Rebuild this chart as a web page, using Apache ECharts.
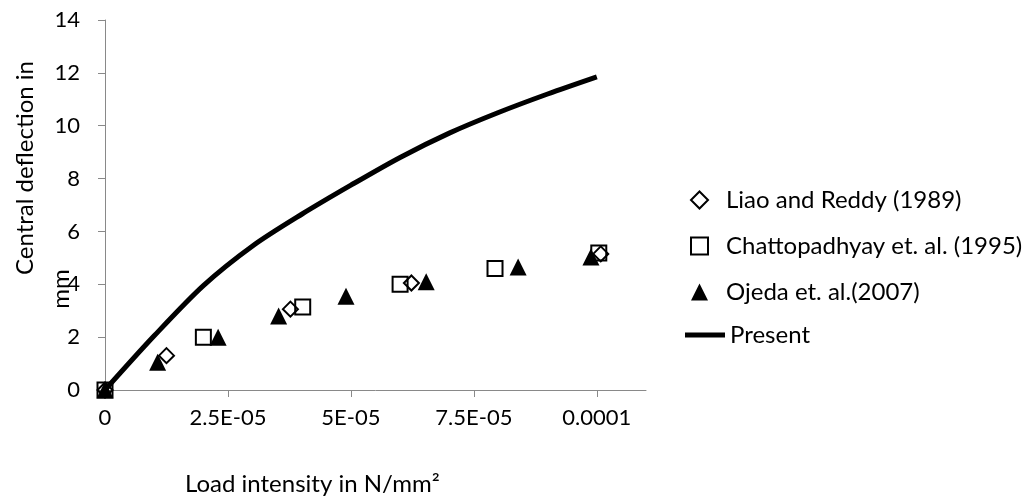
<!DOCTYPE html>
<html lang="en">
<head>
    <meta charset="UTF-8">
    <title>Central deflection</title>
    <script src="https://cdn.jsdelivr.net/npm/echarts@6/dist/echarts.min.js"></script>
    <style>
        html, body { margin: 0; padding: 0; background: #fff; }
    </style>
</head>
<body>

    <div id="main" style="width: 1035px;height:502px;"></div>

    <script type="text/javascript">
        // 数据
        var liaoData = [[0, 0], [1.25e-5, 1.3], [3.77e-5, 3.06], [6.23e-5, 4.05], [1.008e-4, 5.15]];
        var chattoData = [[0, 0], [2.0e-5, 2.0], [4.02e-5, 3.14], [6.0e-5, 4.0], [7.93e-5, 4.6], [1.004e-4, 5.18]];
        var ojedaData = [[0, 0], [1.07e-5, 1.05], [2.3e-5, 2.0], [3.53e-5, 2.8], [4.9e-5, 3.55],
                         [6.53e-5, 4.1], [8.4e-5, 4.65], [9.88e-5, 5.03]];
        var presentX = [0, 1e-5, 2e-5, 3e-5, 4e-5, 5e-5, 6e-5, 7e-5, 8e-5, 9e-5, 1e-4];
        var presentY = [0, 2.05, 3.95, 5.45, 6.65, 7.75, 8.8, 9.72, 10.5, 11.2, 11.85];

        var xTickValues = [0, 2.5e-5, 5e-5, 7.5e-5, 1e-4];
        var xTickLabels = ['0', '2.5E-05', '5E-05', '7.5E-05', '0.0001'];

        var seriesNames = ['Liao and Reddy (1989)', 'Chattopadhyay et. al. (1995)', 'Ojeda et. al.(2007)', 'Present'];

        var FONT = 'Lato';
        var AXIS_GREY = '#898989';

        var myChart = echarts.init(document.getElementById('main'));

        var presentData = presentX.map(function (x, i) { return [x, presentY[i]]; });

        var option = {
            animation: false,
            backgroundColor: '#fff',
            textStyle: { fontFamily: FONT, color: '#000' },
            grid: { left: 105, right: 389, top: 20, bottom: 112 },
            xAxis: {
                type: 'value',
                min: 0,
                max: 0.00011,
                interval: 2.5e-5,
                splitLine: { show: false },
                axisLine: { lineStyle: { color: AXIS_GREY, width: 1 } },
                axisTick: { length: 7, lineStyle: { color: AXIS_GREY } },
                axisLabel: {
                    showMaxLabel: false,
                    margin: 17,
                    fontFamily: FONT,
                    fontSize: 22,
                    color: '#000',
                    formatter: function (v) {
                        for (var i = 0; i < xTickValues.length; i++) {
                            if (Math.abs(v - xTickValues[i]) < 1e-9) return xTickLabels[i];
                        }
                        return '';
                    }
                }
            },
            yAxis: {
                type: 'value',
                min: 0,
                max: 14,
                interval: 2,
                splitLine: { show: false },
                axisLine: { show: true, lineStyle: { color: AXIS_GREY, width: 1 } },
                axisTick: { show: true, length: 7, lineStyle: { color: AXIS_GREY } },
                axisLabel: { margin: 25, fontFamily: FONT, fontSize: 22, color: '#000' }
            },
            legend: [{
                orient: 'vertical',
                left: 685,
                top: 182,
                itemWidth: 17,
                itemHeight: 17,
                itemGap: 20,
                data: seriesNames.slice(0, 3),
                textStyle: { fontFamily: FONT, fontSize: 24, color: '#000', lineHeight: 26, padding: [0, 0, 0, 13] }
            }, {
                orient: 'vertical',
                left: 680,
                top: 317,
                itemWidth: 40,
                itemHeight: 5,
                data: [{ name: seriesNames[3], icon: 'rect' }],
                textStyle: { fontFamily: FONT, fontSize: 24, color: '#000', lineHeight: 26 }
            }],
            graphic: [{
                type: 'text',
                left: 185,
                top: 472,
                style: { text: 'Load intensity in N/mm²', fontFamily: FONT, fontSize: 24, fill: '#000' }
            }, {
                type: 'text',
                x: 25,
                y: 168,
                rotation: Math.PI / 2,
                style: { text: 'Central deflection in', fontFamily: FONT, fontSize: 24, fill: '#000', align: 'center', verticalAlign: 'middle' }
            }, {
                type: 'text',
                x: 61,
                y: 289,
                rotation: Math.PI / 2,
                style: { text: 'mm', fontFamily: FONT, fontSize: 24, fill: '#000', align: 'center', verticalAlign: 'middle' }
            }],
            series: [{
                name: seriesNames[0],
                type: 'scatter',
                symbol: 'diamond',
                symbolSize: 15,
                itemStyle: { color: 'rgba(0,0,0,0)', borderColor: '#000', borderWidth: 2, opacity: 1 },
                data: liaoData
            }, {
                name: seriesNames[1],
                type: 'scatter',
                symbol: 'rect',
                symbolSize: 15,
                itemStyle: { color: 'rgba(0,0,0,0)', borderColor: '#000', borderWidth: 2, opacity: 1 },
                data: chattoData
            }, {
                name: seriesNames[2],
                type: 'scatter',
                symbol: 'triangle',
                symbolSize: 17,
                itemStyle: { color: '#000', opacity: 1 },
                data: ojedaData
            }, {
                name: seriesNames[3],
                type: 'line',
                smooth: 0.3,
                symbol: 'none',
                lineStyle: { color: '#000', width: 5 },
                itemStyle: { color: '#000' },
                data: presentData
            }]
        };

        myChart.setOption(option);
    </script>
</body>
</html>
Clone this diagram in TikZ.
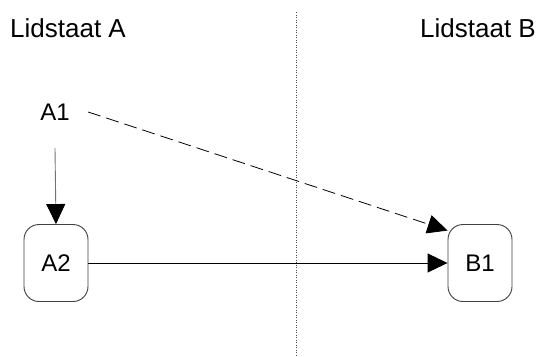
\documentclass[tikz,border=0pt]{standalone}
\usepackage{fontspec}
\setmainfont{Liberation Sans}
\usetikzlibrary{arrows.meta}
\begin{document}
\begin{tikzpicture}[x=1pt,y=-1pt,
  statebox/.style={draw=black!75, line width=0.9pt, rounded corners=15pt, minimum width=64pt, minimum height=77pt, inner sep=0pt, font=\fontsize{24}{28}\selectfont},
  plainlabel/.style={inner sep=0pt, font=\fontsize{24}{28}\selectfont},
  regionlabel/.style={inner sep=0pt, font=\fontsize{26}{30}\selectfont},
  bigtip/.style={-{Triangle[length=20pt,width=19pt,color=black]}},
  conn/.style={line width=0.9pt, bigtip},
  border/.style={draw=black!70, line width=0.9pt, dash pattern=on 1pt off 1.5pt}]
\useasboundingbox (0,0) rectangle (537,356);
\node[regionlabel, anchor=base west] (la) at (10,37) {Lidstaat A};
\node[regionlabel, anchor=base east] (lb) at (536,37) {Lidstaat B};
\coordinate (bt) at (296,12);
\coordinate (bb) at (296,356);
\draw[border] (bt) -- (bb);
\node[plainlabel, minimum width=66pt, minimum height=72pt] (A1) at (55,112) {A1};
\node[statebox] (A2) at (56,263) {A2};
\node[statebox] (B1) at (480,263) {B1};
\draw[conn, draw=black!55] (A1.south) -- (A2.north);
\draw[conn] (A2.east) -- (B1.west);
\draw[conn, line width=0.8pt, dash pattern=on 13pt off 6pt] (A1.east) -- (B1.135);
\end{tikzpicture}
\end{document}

--

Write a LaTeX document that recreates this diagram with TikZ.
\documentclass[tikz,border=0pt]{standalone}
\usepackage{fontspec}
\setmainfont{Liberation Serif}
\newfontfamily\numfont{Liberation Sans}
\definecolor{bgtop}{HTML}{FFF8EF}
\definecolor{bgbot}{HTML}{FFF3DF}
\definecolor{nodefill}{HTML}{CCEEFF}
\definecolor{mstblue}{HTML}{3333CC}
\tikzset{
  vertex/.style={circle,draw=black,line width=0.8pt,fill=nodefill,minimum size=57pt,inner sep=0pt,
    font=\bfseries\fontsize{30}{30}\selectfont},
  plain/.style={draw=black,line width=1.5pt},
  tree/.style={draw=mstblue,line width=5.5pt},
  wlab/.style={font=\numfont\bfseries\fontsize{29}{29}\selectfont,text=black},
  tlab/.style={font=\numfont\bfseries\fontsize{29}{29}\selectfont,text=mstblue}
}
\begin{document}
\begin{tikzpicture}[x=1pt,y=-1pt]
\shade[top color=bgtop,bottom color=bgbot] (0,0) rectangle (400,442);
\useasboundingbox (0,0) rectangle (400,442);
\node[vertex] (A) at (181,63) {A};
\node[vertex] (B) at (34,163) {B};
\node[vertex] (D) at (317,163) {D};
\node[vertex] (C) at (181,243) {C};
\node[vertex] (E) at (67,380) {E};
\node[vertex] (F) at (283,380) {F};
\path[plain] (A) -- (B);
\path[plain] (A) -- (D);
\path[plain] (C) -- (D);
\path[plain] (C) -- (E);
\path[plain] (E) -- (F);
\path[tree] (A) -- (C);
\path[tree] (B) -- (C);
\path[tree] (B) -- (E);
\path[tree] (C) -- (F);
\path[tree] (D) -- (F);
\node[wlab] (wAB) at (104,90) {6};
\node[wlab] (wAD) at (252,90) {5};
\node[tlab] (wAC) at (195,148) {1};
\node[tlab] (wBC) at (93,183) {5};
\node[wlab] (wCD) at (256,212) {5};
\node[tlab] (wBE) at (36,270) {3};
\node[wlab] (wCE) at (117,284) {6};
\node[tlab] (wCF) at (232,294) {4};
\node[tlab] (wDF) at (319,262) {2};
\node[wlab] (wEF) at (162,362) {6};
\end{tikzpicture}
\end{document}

==

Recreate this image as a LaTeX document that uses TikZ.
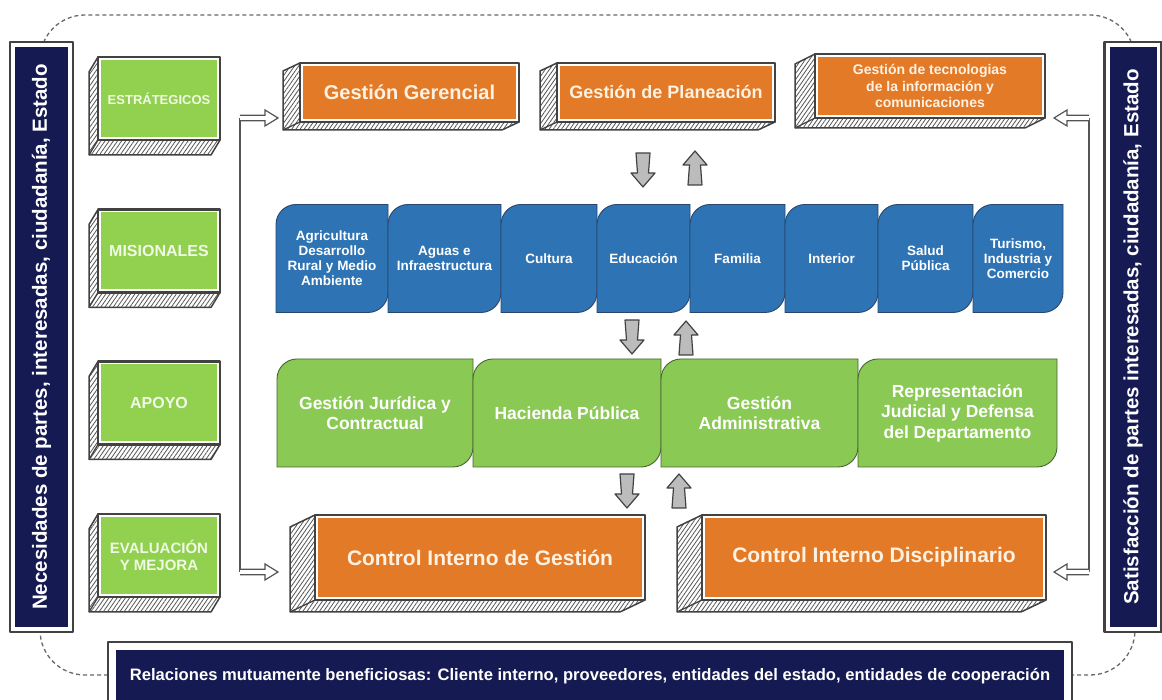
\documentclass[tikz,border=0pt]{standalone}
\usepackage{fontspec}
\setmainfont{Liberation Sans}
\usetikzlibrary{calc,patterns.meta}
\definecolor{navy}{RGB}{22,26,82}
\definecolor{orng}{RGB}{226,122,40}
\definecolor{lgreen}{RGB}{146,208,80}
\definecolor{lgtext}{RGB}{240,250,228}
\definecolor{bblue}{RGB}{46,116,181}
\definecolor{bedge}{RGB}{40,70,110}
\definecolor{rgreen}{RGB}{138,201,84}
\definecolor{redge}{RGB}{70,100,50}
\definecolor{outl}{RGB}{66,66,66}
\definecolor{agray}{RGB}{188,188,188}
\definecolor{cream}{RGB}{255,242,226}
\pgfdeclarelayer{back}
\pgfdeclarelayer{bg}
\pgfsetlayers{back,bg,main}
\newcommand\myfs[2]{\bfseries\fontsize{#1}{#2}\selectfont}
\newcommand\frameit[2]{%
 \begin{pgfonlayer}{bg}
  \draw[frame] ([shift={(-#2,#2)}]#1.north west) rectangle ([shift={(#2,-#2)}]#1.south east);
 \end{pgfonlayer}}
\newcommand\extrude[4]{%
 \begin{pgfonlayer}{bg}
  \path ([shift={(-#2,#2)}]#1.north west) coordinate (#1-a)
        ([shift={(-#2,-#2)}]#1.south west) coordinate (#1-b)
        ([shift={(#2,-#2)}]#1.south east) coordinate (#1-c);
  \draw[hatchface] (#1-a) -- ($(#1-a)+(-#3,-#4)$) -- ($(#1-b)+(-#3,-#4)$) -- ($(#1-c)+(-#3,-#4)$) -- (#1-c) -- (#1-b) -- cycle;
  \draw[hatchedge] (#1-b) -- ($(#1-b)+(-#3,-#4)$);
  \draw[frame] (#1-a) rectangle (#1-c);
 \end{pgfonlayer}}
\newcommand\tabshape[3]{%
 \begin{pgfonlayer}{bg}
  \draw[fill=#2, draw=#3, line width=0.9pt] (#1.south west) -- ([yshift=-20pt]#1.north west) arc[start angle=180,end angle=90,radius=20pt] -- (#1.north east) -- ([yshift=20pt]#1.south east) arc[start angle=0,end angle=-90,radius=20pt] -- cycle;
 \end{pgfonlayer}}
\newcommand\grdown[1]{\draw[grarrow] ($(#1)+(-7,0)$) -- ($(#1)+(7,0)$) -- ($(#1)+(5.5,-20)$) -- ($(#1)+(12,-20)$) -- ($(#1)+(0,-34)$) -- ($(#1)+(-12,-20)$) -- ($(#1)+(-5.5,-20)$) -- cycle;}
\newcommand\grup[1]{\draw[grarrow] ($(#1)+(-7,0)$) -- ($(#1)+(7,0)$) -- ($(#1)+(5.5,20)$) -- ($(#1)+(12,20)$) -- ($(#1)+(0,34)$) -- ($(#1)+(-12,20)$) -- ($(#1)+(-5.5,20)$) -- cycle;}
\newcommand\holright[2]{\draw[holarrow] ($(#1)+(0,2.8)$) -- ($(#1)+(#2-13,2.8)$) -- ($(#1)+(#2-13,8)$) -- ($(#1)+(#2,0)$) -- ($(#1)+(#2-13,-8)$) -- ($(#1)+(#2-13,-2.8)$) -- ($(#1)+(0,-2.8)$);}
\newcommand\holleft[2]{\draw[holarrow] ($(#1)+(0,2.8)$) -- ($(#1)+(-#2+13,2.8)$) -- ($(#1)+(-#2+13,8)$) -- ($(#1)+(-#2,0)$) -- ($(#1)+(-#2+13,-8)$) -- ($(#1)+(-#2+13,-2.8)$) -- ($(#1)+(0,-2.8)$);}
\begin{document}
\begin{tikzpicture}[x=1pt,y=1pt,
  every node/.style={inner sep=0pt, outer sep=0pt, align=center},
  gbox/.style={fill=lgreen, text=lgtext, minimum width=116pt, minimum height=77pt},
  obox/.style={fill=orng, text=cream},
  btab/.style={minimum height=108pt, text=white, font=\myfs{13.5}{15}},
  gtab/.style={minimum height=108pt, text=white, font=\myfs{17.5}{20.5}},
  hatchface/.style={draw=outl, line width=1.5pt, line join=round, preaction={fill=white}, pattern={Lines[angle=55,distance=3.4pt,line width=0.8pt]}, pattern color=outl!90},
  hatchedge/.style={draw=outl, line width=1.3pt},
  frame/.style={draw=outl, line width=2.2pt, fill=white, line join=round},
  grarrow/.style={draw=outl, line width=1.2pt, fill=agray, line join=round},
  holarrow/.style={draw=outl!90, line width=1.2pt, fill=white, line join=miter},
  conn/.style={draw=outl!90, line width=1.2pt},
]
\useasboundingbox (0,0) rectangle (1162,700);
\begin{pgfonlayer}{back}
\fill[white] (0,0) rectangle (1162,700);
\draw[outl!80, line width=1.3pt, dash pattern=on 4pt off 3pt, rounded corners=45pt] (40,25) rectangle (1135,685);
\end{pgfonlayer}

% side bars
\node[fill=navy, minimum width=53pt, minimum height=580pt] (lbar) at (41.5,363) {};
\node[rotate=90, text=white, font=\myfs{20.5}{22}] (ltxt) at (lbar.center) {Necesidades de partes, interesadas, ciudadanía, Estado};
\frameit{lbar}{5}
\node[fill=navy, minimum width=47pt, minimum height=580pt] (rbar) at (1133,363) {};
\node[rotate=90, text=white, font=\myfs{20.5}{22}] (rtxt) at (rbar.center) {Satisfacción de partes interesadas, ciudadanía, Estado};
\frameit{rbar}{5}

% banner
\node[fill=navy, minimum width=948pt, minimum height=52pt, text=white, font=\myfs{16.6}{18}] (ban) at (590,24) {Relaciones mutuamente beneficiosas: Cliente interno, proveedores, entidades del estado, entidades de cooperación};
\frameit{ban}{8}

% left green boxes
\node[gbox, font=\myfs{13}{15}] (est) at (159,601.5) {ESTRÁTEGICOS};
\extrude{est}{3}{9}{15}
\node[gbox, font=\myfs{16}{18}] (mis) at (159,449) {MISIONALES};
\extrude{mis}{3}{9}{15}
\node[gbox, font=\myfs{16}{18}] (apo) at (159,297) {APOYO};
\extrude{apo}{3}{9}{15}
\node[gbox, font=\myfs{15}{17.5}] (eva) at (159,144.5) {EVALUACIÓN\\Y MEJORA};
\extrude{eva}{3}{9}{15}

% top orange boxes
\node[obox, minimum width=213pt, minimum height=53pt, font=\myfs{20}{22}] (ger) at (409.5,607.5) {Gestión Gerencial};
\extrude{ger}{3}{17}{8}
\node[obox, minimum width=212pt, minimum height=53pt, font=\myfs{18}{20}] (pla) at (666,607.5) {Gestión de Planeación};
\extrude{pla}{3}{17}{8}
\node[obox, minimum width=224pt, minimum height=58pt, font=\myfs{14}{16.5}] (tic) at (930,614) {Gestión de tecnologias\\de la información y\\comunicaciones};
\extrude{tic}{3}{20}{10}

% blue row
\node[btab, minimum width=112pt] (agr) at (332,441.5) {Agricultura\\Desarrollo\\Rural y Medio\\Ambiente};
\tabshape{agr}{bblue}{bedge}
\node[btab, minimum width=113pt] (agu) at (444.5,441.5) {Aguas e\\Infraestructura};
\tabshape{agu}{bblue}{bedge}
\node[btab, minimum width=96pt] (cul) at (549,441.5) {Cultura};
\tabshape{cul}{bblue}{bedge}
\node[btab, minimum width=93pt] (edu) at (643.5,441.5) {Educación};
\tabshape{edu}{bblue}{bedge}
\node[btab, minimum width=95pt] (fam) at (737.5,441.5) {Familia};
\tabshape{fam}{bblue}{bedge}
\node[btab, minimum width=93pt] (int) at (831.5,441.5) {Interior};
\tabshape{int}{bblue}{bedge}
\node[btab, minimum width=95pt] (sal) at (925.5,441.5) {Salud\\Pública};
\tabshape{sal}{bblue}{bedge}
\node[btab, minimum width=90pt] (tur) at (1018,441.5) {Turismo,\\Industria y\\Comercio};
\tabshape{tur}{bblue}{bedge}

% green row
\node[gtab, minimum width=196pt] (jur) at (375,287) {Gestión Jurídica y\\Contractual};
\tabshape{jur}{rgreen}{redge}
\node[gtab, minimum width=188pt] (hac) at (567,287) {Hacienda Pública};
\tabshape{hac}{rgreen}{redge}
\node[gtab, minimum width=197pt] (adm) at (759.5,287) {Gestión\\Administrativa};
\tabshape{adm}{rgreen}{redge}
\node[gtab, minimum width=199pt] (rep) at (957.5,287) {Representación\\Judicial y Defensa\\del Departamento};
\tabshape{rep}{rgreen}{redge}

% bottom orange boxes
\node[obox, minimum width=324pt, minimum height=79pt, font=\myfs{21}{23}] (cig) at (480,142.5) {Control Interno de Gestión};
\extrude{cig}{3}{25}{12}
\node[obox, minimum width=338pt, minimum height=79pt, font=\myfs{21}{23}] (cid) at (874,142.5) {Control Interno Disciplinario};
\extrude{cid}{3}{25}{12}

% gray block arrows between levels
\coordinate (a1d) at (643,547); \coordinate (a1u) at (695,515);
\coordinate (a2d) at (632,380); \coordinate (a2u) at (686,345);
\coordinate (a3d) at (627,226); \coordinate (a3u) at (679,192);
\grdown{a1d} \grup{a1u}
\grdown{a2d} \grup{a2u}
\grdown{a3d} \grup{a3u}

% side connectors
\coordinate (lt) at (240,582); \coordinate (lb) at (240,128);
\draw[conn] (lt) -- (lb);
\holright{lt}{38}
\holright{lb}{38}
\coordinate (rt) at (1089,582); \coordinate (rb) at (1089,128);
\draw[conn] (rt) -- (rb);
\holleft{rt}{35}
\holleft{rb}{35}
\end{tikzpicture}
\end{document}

### EXERCISE OBJECTIVE
Scan the listing above and identify each line holding the string "LaTeX"; copy every such line.

### COMPLETE RESPONSE
Write a LaTeX document that recreates this diagram with TikZ.
Recreate this image as a LaTeX document that uses TikZ.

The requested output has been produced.